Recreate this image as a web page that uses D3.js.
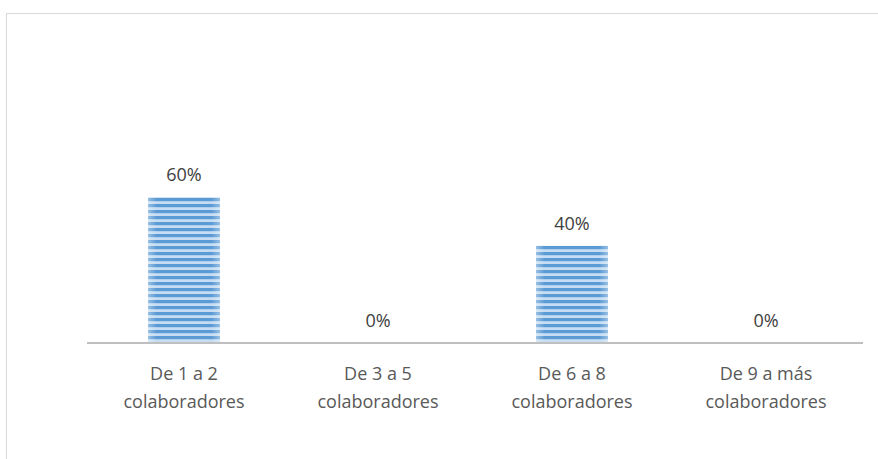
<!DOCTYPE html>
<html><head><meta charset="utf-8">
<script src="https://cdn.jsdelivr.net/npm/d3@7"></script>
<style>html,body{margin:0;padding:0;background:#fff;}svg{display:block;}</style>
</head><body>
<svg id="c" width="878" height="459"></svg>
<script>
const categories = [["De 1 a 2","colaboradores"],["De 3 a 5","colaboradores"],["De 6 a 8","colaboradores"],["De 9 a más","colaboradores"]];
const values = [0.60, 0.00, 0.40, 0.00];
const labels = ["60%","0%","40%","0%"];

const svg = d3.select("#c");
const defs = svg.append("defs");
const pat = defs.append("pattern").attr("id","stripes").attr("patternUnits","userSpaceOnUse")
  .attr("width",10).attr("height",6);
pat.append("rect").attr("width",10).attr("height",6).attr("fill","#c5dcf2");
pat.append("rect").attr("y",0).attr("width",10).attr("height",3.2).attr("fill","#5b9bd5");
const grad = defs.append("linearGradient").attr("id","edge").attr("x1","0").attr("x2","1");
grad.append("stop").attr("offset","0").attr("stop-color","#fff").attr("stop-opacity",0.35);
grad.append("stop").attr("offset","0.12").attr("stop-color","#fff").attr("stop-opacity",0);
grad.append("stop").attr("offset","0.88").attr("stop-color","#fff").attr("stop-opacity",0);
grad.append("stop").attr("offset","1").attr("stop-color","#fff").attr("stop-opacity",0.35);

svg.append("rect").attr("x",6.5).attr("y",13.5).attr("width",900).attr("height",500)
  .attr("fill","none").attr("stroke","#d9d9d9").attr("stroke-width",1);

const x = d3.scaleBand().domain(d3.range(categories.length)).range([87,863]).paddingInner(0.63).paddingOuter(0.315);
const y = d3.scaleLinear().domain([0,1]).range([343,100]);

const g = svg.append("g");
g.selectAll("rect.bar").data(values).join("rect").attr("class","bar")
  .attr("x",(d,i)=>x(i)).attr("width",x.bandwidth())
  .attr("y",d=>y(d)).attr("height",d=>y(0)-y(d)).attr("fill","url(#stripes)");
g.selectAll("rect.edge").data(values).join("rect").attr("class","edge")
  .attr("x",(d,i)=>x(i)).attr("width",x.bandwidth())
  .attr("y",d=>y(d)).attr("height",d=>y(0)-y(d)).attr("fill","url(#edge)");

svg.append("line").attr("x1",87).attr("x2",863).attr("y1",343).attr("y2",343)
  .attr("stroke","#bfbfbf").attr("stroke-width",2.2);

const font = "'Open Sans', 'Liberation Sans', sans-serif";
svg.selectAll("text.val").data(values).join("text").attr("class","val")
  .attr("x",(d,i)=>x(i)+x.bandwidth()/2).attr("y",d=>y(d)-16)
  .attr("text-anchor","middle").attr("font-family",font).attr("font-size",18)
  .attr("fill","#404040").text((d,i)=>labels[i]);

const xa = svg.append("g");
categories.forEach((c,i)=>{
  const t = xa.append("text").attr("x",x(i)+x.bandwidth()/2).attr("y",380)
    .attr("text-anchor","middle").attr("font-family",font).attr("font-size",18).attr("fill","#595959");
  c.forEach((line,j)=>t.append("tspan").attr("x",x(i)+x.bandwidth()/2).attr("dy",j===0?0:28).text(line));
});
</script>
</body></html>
※ ※ ※
Omit the pictures and reproduce the listing exactly.

◆ Answer in full
Recreate this image as a web page that uses D3.js.
<!DOCTYPE html>
<html><head><meta charset="utf-8">
<script src="https://cdn.jsdelivr.net/npm/d3@7"></script>
<style>html,body{margin:0;padding:0;background:#fff;}svg{display:block;}</style>
</head><body>
<svg id="c" width="878" height="459"></svg>
<script>
const categories = [["De 1 a 2","colaboradores"],["De 3 a 5","colaboradores"],["De 6 a 8","colaboradores"],["De 9 a más","colaboradores"]];
const values = [0.60, 0.00, 0.40, 0.00];
const labels = ["60%","0%","40%","0%"];

const svg = d3.select("#c");
const defs = svg.append("defs");
const pat = defs.append("pattern").attr("id","stripes").attr("patternUnits","userSpaceOnUse")
  .attr("width",10).attr("height",6);
pat.append("rect").attr("width",10).attr("height",6).attr("fill","#c5dcf2");
pat.append("rect").attr("y",0).attr("width",10).attr("height",3.2).attr("fill","#5b9bd5");
const grad = defs.append("linearGradient").attr("id","edge").attr("x1","0").attr("x2","1");
grad.append("stop").attr("offset","0").attr("stop-color","#fff").attr("stop-opacity",0.35);
grad.append("stop").attr("offset","0.12").attr("stop-color","#fff").attr("stop-opacity",0);
grad.append("stop").attr("offset","0.88").attr("stop-color","#fff").attr("stop-opacity",0);
grad.append("stop").attr("offset","1").attr("stop-color","#fff").attr("stop-opacity",0.35);

svg.append("rect").attr("x",6.5).attr("y",13.5).attr("width",900).attr("height",500)
  .attr("fill","none").attr("stroke","#d9d9d9").attr("stroke-width",1);

const x = d3.scaleBand().domain(d3.range(categories.length)).range([87,863]).paddingInner(0.63).paddingOuter(0.315);
const y = d3.scaleLinear().domain([0,1]).range([343,100]);

const g = svg.append("g");
g.selectAll("rect.bar").data(values).join("rect").attr("class","bar")
  .attr("x",(d,i)=>x(i)).attr("width",x.bandwidth())
  .attr("y",d=>y(d)).attr("height",d=>y(0)-y(d)).attr("fill","url(#stripes)");
g.selectAll("rect.edge").data(values).join("rect").attr("class","edge")
  .attr("x",(d,i)=>x(i)).attr("width",x.bandwidth())
  .attr("y",d=>y(d)).attr("height",d=>y(0)-y(d)).attr("fill","url(#edge)");

svg.append("line").attr("x1",87).attr("x2",863).attr("y1",343).attr("y2",343)
  .attr("stroke","#bfbfbf").attr("stroke-width",2.2);

const font = "'Open Sans', 'Liberation Sans', sans-serif";
svg.selectAll("text.val").data(values).join("text").attr("class","val")
  .attr("x",(d,i)=>x(i)+x.bandwidth()/2).attr("y",d=>y(d)-16)
  .attr("text-anchor","middle").attr("font-family",font).attr("font-size",18)
  .attr("fill","#404040").text((d,i)=>labels[i]);

const xa = svg.append("g");
categories.forEach((c,i)=>{
  const t = xa.append("text").attr("x",x(i)+x.bandwidth()/2).attr("y",380)
    .attr("text-anchor","middle").attr("font-family",font).attr("font-size",18).attr("fill","#595959");
  c.forEach((line,j)=>t.append("tspan").attr("x",x(i)+x.bandwidth()/2).attr("dy",j===0?0:28).text(line));
});
</script>
</body></html>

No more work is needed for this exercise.